HAMPTON, Ga. -- Richard Petty's name might be on the stationery, but he handles little of Richard Petty Motorsports' daily business these days.

He's been involved even less since his wife, Lynda, began treatments for lymphoma. But standing inside his hauler Saturday, eating a plain hot dog out of one hand and a raw onion out of the other, he was clear on one point of RPM business: The team, principally owned by George Gillet Jr., needs to re-sign driver Kasey Kahne.

"Everybody's got to have a lead dog, and Kasey is our lead dog right now, so we need him," Petty said. "You've got to have somebody, and Kasey has been there long enough to be established where A.J. [Allmendinger] is not, [Elliott] Sadler ... And [Kahne], he's done better, so that makes him our lead."

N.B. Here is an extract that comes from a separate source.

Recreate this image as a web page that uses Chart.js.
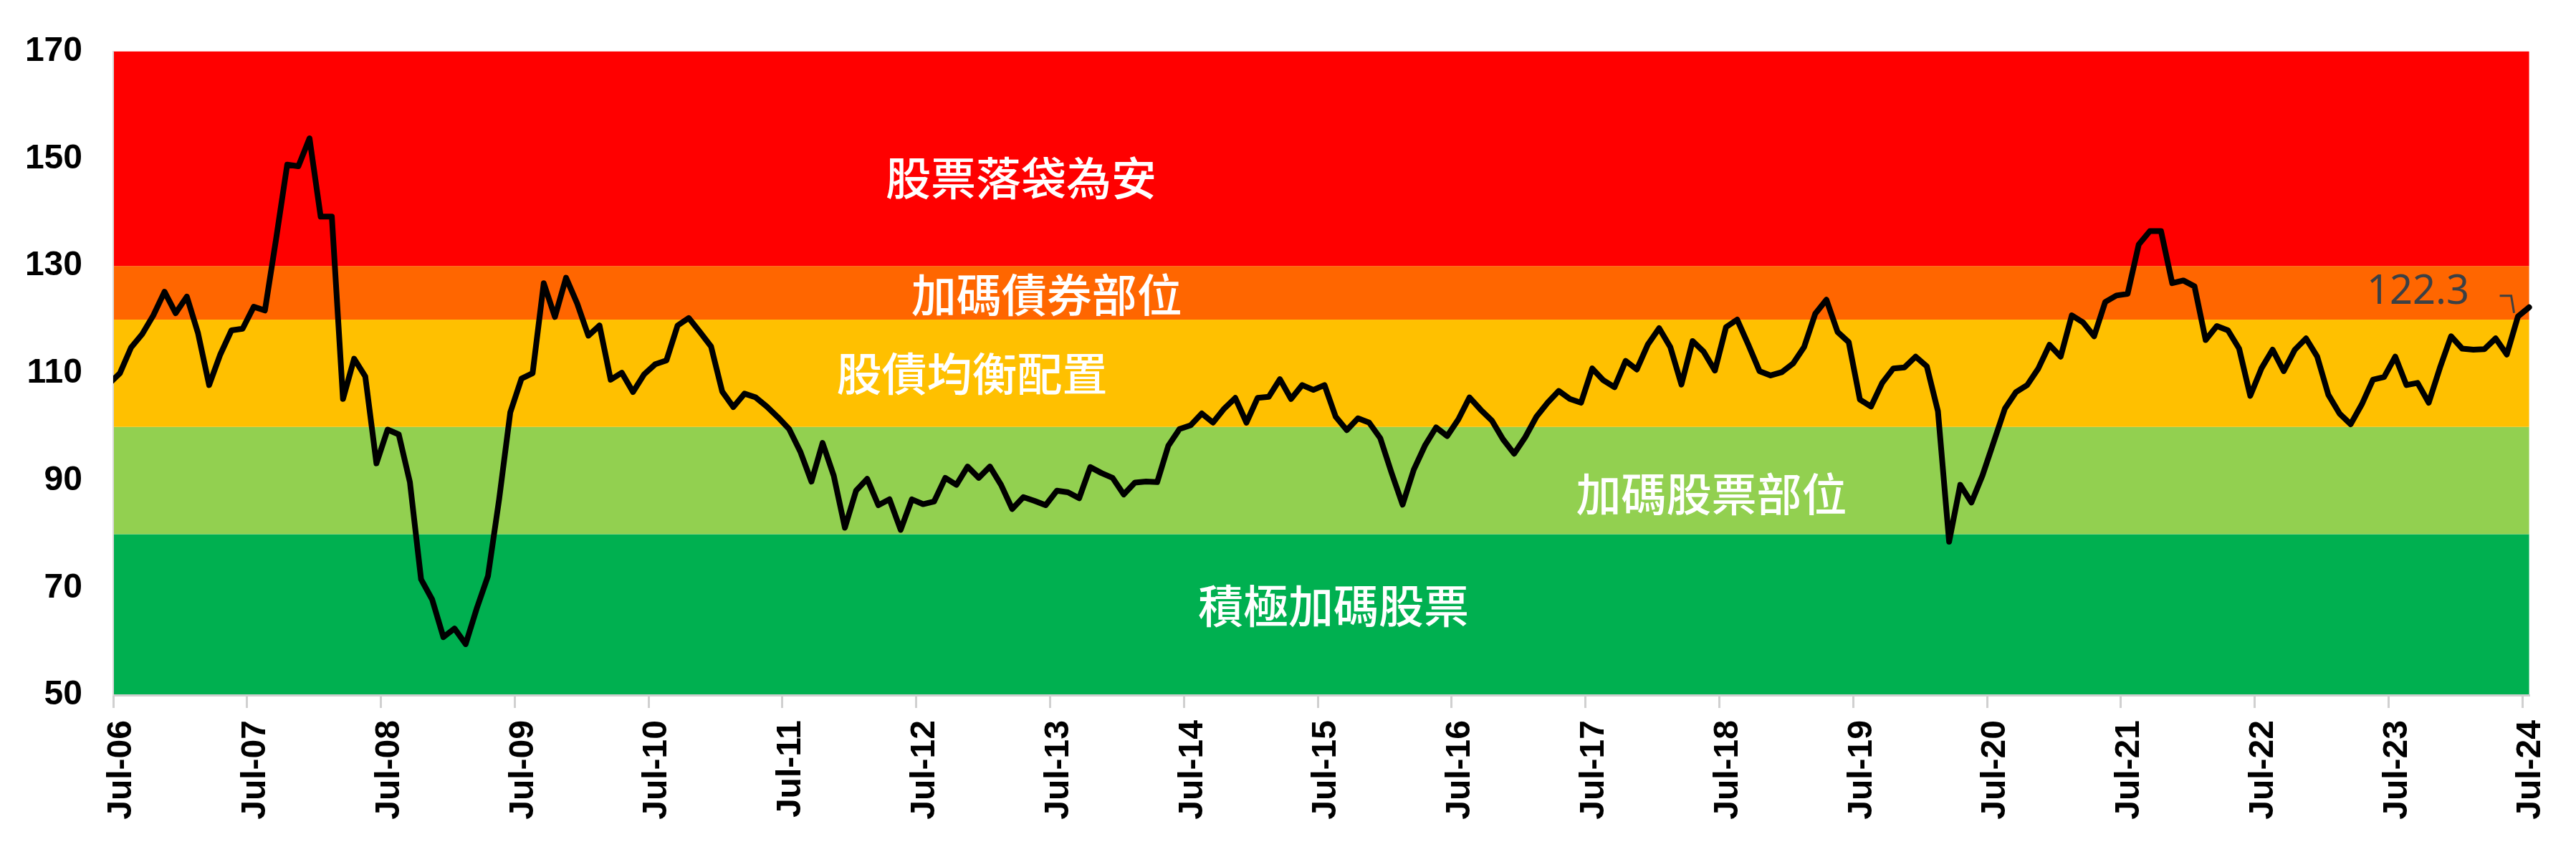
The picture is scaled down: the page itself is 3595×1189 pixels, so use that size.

In winning twice last season, Kahne put Petty in Victory Lane for the first time in a decade. He has more Sprint Cup wins (11) than his teammates combined. Sadler, who came with Kahne in a merger with Gillett Evernham, hasn't won since 2004 or finished better than 22nd in points since 2006. Neither Allmendinger nor Paul Menard has won in the Sprint Cup series.

Keeping Kahne is within RPM's control, Petty said.

"If we get the cars to perform, then that's all he's looking for. If we get him to win races, he hooks his self," he said. "All they want to be is competitive, and if we can't give him a competitive car, he's going to look somewhere else.

"Same with [points leader Kevin] Harvick. You couldn't pay Harvick to go somewhere else right now because he's doing so good where he's at [Richard Childress Racing]."

A fast track: Atlanta Motor Speedway is one of the few tracks on the NASCAR circuit where drivers are confronted with the humbling reality of their speed as cars constantly skirt the dicey edge between locked-in and out of control.

Kyle Busch describes the sensation: "The only thing I've ever really been able to give a close description of is pick your favorite off-ramp - the round ones - and drive it as hard as you can drive it and see if it sticks. Here at Atlanta after about 40 laps it's like doing that off-ramp while it's raining. Good luck."

A look back: Sybil Scott feels her late father's legacy living in the NASCAR Drive for Diversity program. That's truer than she knew, even as she visited AMS on Saturday as part of a commemoration of Wendell Scott's first Sprint Cup Series start there on March 4, 1961.

Scott, who died in 1991, became the only African-American to win a race at NASCAR's highest level in Jacksonville, Fla., on Dec. 1, 1963.

All the cars and trucks competing in Atlanta this weekend bore a patch celebrating Scott. In that first start, Scott finished third in a borrowed car to collect $50.

Among the DFD participants in attendance Saturday was Michael Cherry, a 20-year-old in his third year in the program.

A former child model and actor from Valrico, Fla., who had 19 top-10 finishes the past two years at Motor and Greenville-Pickens (S.C.) Speedway, Cherry has used Scott's No. 34 since meeting Wendell Scott Jr. before his first race in the program in 2008.

"I asked him if I could run his father's number, and he said it would be an honor. So we put away my personal '45,' and we've run it ever since," Cherry said. "You got to look at your past. You've got to see who's opened doors for you."